CSV File loading in ODI 12c

This paper describes on loading CSV file to oracle. To accomplish this task I have used below O/S and Oracle Data integrator.

  • Operating system used : Windows 10 
  • Data Integrator Version 12.2.1.3.0
  • Oracle 12c Version 12.2.1
       Prerequisites :
  • Oracle data integrator studio should be installed.
  • Master and work repository should be created
  • Oracle database 12c version 12.2.1 (You can perform using Oracle 11g also
  • Oracle database 11g,12c.

ODI Technologies used to perform loading data from CSV(Comma Separated Values / Comma Delimited) to Oracle Database table.

  • File Technology
  • Oracle Technology
In this paper we will load data from CSV to Oracle. Before loading data we have to understand the structure of CSV and for what purpose this CSV data we are loading.
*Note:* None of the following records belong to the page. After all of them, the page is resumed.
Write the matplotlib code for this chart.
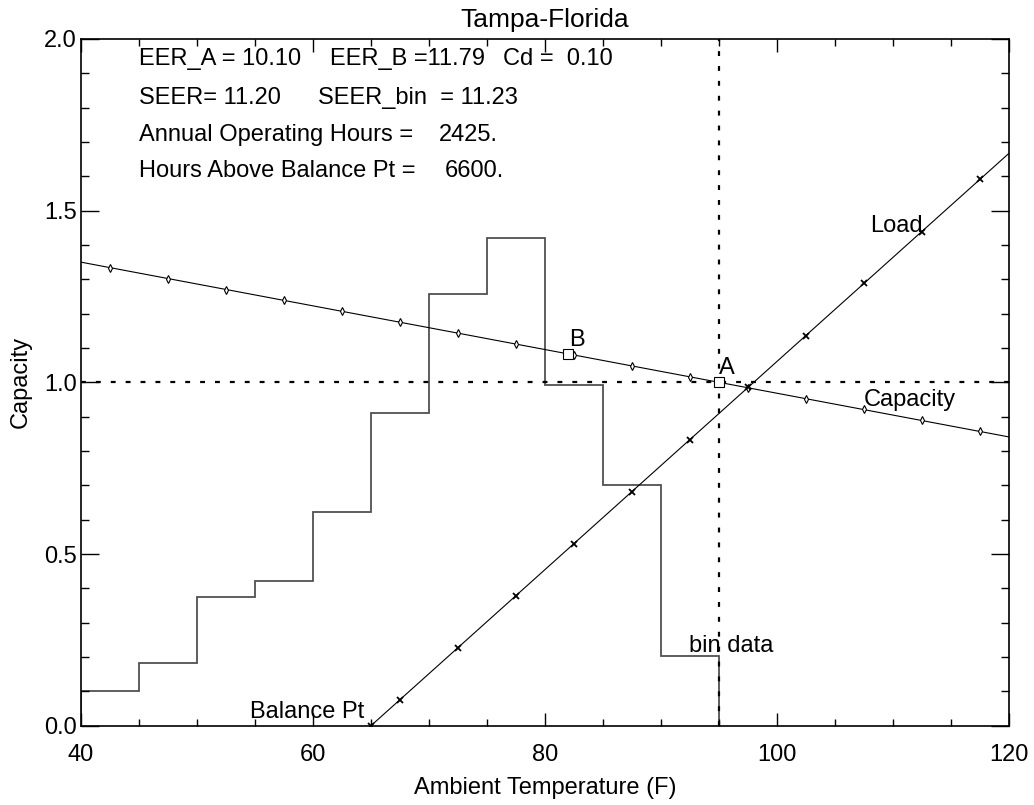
import matplotlib
matplotlib.use("Agg")
import matplotlib.pyplot as plt
from matplotlib.ticker import MultipleLocator

plt.rcParams['font.family'] = ['Liberation Sans', 'DejaVu Sans']

# ---- data ----
bin_edges = [40, 45, 50, 55, 60, 65, 70, 75, 80, 85, 90, 95]
bin_values = [0.10, 0.183, 0.375, 0.420, 0.621, 0.911, 1.256, 1.419, 0.991, 0.702, 0.203]

bin_centers = [42.5, 47.5, 52.5, 57.5, 62.5, 67.5, 72.5, 77.5,
               82.5, 87.5, 92.5, 97.5, 102.5, 107.5, 112.5, 117.5]
capacity_pts = [1.334, 1.302, 1.270, 1.239, 1.207, 1.175, 1.143, 1.111,
                1.080, 1.048, 1.016, 0.984, 0.952, 0.921, 0.889, 0.857]
capacity_line_t = [40, 120]
capacity_line_v = [1.350, 0.841]

load_t = [65, 67.5, 72.5, 77.5, 82.5, 87.5, 92.5, 97.5, 102.5, 107.5, 112.5, 117.5]
load_v = [0.0, 0.076, 0.227, 0.379, 0.530, 0.682, 0.833, 0.985, 1.136, 1.288, 1.439, 1.591]
load_line_t = [65, 120]
load_line_v = [0.0, 1.667]

point_A = (95, 1.0)
point_B = (82, 1.083)

info_lines = [
    [(45.0, "EER_A = 10.10"), (61.47, "EER_B =11.79"), (76.4, "Cd =  0.10")],
    [(45.0, "SEER= 11.20"), (60.43, "SEER_bin  = 11.23")],
    [(45.0, "Annual Operating Hours ="), (70.86, "2425.")],
    [(45.0, "Hours Above Balance Pt ="), (71.38, "6600.")],
]
info_y = [1.923, 1.812, 1.702, 1.597]

# ---- figure ----
fig = plt.figure(figsize=(10.34, 8.05), dpi=100)
ax = fig.add_axes([0.0783, 0.0985, 0.8975, 0.8531])

fs = 17
ax.stairs(bin_values, bin_edges, baseline=0, color='#505050', lw=1.3)

ax.plot(capacity_line_t, capacity_line_v, color='black', lw=0.8)
ax.plot(bin_centers, capacity_pts, ls='none', marker='d', ms=4,
        mfc='white', mec='black', mew=0.8)

ax.plot(load_line_t, load_line_v, color='black', lw=0.8)
ax.plot(load_t, load_v, ls='none', marker='x', ms=4.5, mec='black', mew=1.3)

ax.plot([40, 120], [1.0, 1.0], color='black', lw=1.6, ls=(0, (2.2, 4.5)))
ax.plot([95, 95], [0, 2.0], color='black', lw=1.6, ls=(0, (2.2, 4.5)))

ax.plot(*point_A, marker='s', ms=7.5, mfc='white', mec='black', mew=0.8, zorder=5)
ax.plot(*point_B, marker='s', ms=7.5, mfc='white', mec='black', mew=0.8, zorder=5)

ax.text(95.0, 1.025, "A", fontsize=fs)
ax.text(82.1, 1.107, "B", fontsize=fs)
ax.text(108.0, 1.437, "Load", fontsize=fs)
ax.text(107.5, 0.93, "Capacity", fontsize=fs)
ax.text(92.4, 0.216, "bin data", fontsize=fs)
ax.text(54.6, 0.022, "Balance Pt", fontsize=fs)

for yv, line in zip(info_y, info_lines):
    for xv, s in line:
        ax.text(xv, yv, s, fontsize=fs)

ax.set_xlim(40, 120)
ax.set_ylim(0, 2.0)
ax.xaxis.set_major_locator(MultipleLocator(20))
ax.xaxis.set_minor_locator(MultipleLocator(5))
ax.yaxis.set_major_locator(MultipleLocator(0.5))
ax.yaxis.set_minor_locator(MultipleLocator(0.1))
ax.yaxis.set_major_formatter(plt.FuncFormatter(lambda v, p: f"{v:.1f}"))

ax.tick_params(which='both', direction='in', top=True, right=True,
               labelsize=fs, width=1, color='black')
ax.tick_params(axis='x', which='major', length=9.5, pad=13)
ax.tick_params(axis='x', which='minor', length=4.8)
ax.tick_params(axis='y', which='major', length=13, pad=3)
ax.tick_params(axis='y', which='minor', length=6)
for sp in ax.spines.values():
    sp.set_linewidth(1.2)

ax.set_title("Tampa-Florida", fontsize=19, pad=8.5)
ax.set_xlabel("Ambient Temperature (F)", fontsize=fs, labelpad=8)
ax.set_ylabel("Capacity", fontsize=fs, labelpad=9)

fig.savefig("out.png", dpi=100)
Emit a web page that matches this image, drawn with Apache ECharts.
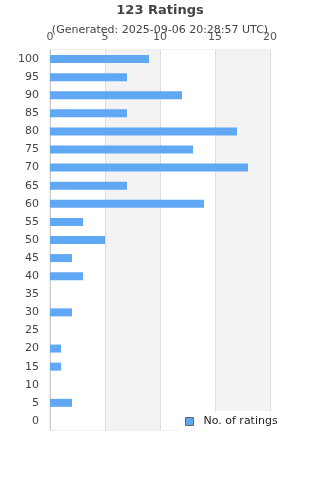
<!DOCTYPE html>
<html>
<head>
<meta charset="utf-8">
<script src="https://cdn.jsdelivr.net/npm/echarts@6/dist/echarts.min.js"></script>
<style>
  html, body { margin: 0; padding: 0; background: #fff; }
  #chart { width: 320px; height: 480px; }
</style>
</head>
<body>
<div id="chart"></div>
<script>
// Ratings histogram: score buckets (top to bottom) and counts
const ratings = ['100', '95', '90', '85', '80', '75', '70', '65', '60', '55', '50',
                 '45', '40', '35', '30', '25', '20', '15', '10', '5', '0'];
const counts = [9, 7, 12, 7, 17, 13, 18, 7, 14, 3, 5, 2, 3, 0, 2, 0, 1, 1, 0, 2, 0];
const xTicks = [0, 5, 10, 15, 20];

const FONT = 'DejaVu Sans';
const BAR = '#61a8f4';

const chart = echarts.init(document.getElementById('chart'), null, { renderer: 'canvas' });
chart.setOption({
  animation: false,
  title: {
    text: '123 Ratings',
    subtext: '(Generated: 2025-09-06 20:28:57 UTC)',
    left: 'center', top: -1, itemGap: 8,
    textStyle: { fontFamily: FONT, fontSize: 13, fontWeight: 'bold', color: '#444' },
    subtextStyle: { fontFamily: FONT, fontSize: 11, color: '#444' },
  },
  legend: {
    data: ['No. of ratings'],
    left: 178, top: 411,
    padding: [5, 40, 6, 7],
    backgroundColor: '#fff',
    itemWidth: 8, itemHeight: 8, itemGap: 10,
    icon: 'rect',
    itemStyle: { borderColor: '#666', borderWidth: 1 },
    textStyle: { fontFamily: FONT, fontSize: 11, color: '#222', padding: [0, 0, 0, 5] },
    z: 10,
  },
  grid: {
    left: 50, right: 50, top: 50, bottom: 50,
    show: true, borderColor: '#ddd', borderWidth: 1,
  },
  xAxis: {
    type: 'value', position: 'top',
    min: xTicks[0], max: xTicks[xTicks.length - 1], interval: 5,
    axisLine: { show: false },
    axisTick: { show: false },
    axisLabel: { fontFamily: FONT, fontSize: 11, color: '#555', margin: 7 },
    splitLine: { lineStyle: { color: '#ddd' } },
    splitArea: { show: true, areaStyle: { color: ['#fff', '#f3f3f3'] } },
  },
  yAxis: {
    type: 'category', inverse: true,
    data: ratings,
    axisLine: { lineStyle: { color: '#ccc' } },
    axisTick: { show: false },
    axisLabel: { fontFamily: FONT, fontSize: 11, color: '#444', margin: 11 },
  },
  series: [{
    name: 'No. of ratings',
    type: 'bar',
    data: counts,
    barWidth: 8,
    itemStyle: { color: BAR },
  }],
});
</script>
</body>
</html>
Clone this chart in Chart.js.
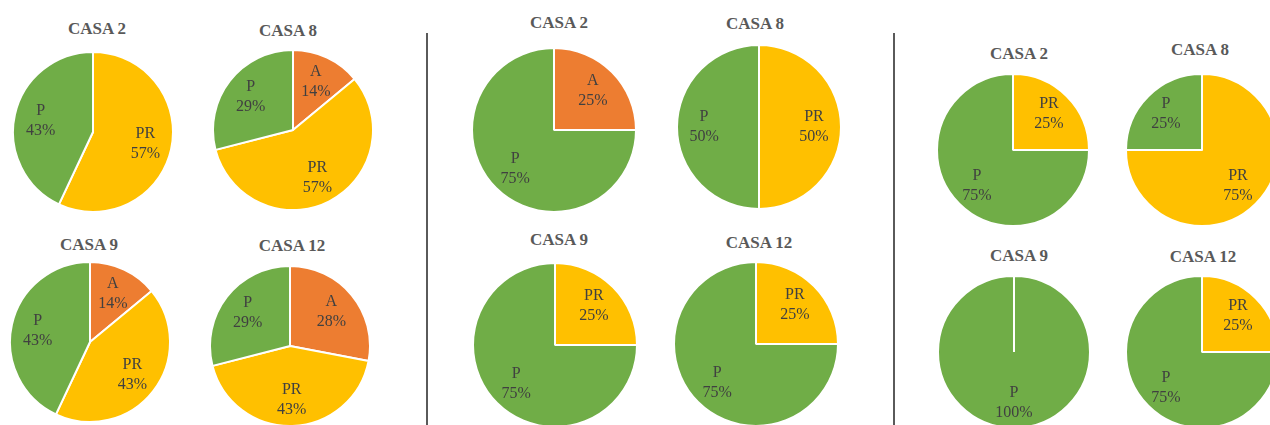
<!DOCTYPE html>
<html>
<head>
<meta charset="utf-8">
<script src="https://cdn.jsdelivr.net/npm/chart.js@4/dist/chart.umd.min.js"></script>
<style>
  html, body { margin: 0; padding: 0; background: #fff; }
  body { width: 1270px; height: 425px; position: relative; overflow: hidden; }
  canvas { position: absolute; }
  .titulo {
    position: absolute; transform: translate(-50%, -50%);
    font: bold 17px "Liberation Serif", "Times New Roman", serif;
    color: #595959; white-space: nowrap;
  }
  .sep { position: absolute; width: 2px; background: #5a5a5a; }
</style>
</head>
<body>
<script>
// dati
const casas = ['CASA 2', 'CASA 8', 'CASA 9', 'CASA 12'];
const categorias = ['A', 'PR', 'P'];
const colori = ['#ED7D31', '#FFC000', '#70AD47'];

const gruppo1A  = [0, 14, 14, 28];
const gruppo1PR = [57, 57, 43, 43];
const gruppo1P  = [43, 29, 43, 29];

const gruppo2A  = [25, 0, 0, 0];
const gruppo2PR = [0, 50, 25, 25];
const gruppo2P  = [75, 50, 75, 75];

const gruppo3A  = [0, 0, 0, 0];
const gruppo3PR = [25, 75, 0, 25];
const gruppo3P  = [75, 25, 100, 75];

const gruppi = [
    [gruppo1A, gruppo1PR, gruppo1P],
    [gruppo2A, gruppo2PR, gruppo2P],
    [gruppo3A, gruppo3PR, gruppo3P]
];

// posizione delle torte: centro x, centro y, raggio; e titolo x, y
const layout = [
    [[93, 132, 80, 97, 29], [293, 130, 80, 288, 31], [90, 342, 80, 89, 245], [290, 346, 80, 292, 246]],
    [[554, 130, 82, 559, 23], [759, 127, 82, 755, 24], [555, 345, 82, 559, 240], [756, 344, 82, 759, 243]],
    [[1013, 150, 76, 1019, 54], [1202, 150, 76, 1200, 50], [1014, 352, 76, 1019, 256], [1202, 352, 76, 1203, 257]]
];

// separatori
[427, 894].forEach(x => {
    const d = document.createElement('div');
    d.className = 'sep';
    d.style.left = (x - 1) + 'px';
    d.style.top = '33px';
    d.style.height = '400px';
    document.body.appendChild(d);
});

// etichette dentro le fette (nome + percentuale)
const etichette = {
    id: 'etichette',
    afterDatasetsDraw(chart) {
        const ctx = chart.ctx;
        const meta = chart.getDatasetMeta(0);
        const valori = chart.data.datasets[0].data;
        ctx.save();
        ctx.font = '16px "Liberation Serif", "Times New Roman", serif';
        ctx.fillStyle = '#404040';
        ctx.textAlign = 'center';
        ctx.textBaseline = 'middle';
        meta.data.forEach((arc, i) => {
            if (!valori[i]) return;
            const p = arc.getProps(['x', 'y', 'startAngle', 'endAngle', 'outerRadius'], true);
            const mid = (p.startAngle + p.endAngle) / 2;
            const d = p.outerRadius * 0.67;
            const x = p.x + Math.cos(mid) * d;
            const y = p.y + Math.sin(mid) * d;
            ctx.fillText(chart.data.labels[i], x, y - 10);
            ctx.fillText(valori[i] + '%', x, y + 10);
        });
        ctx.restore();
    }
};

gruppi.forEach((serie, g) => {
    casas.forEach((casa, c) => {
        const [cx, cy, r, tx, ty] = layout[g][c];
        const size = 2 * r + 4;
        const cv = document.createElement('canvas');
        cv.width = size;
        cv.height = size;
        cv.style.left = (cx - size / 2) + 'px';
        cv.style.top = (cy - size / 2) + 'px';
        document.body.appendChild(cv);

        const t = document.createElement('div');
        t.className = 'titulo';
        t.style.left = tx + 'px';
        t.style.top = ty + 'px';
        t.textContent = casa;
        document.body.appendChild(t);

        new Chart(cv.getContext('2d'), {
            type: 'pie',
            data: {
                labels: categorias,
                datasets: [{
                    data: serie.map(s => s[c]),
                    backgroundColor: colori,
                    borderColor: '#ffffff',
                    borderWidth: 2
                }]
            },
            options: {
                responsive: false,
                animation: false,
                radius: r,
                layout: { padding: 0 },
                plugins: {
                    legend: { display: false },
                    title: { display: false },
                    tooltip: { enabled: false }
                }
            },
            plugins: [etichette]
        });
    });
});
</script>
</body>
</html>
We have taken CSV for IPL(Indian Premier League)  It’s a T20 Circket Tournament played every year in India and will be used for further analysis. For further information on IPL you can visit https://www.iplt20.com/

In this paper we have taken Matches.csv.

Let us understand the CSV Files its structure and what data are there in respective columns.

Matches.Csv

Column Name
Data Type
Description
ID
Number
Used for Unique Sequence
SEASON
Number
Used for Season or Year in which year this matches are played
CITY
Character
In which city the match was played
DATE
Date
On which day match was played
TEAM1
Character
Team1 Name
TEAM2
Character
Team2 Name
TOSS_WINNER
Character
Team name who won the toss
TOSS_DECISION
Character
Decision of toss winner eigher batting or fielding
RESULT
Character
Result of match either normal/Tie/no result between the team
DL_APPLIED
Number
Is Duckworth Lewis method applied or not i.e. either 0 for not applied or 1 for applied
WINNER
Character
Winning team
WIN_BY_RUNS
Number
Win by runs
WIN_BY_WICKETS
Number
Win by wickets
PLAYER_OF_MATCH
Character
Name of player of the match
VENUE
Character
Name of stedium where the match was played
UMPIRE1
Character
Name of Umpire 1
UMPIRE2
Character
Name of Umpire 2
UMPIRE3
Character
Name of Umpire 3


Now we have enough understanding of CSV file we are going to load to oracle.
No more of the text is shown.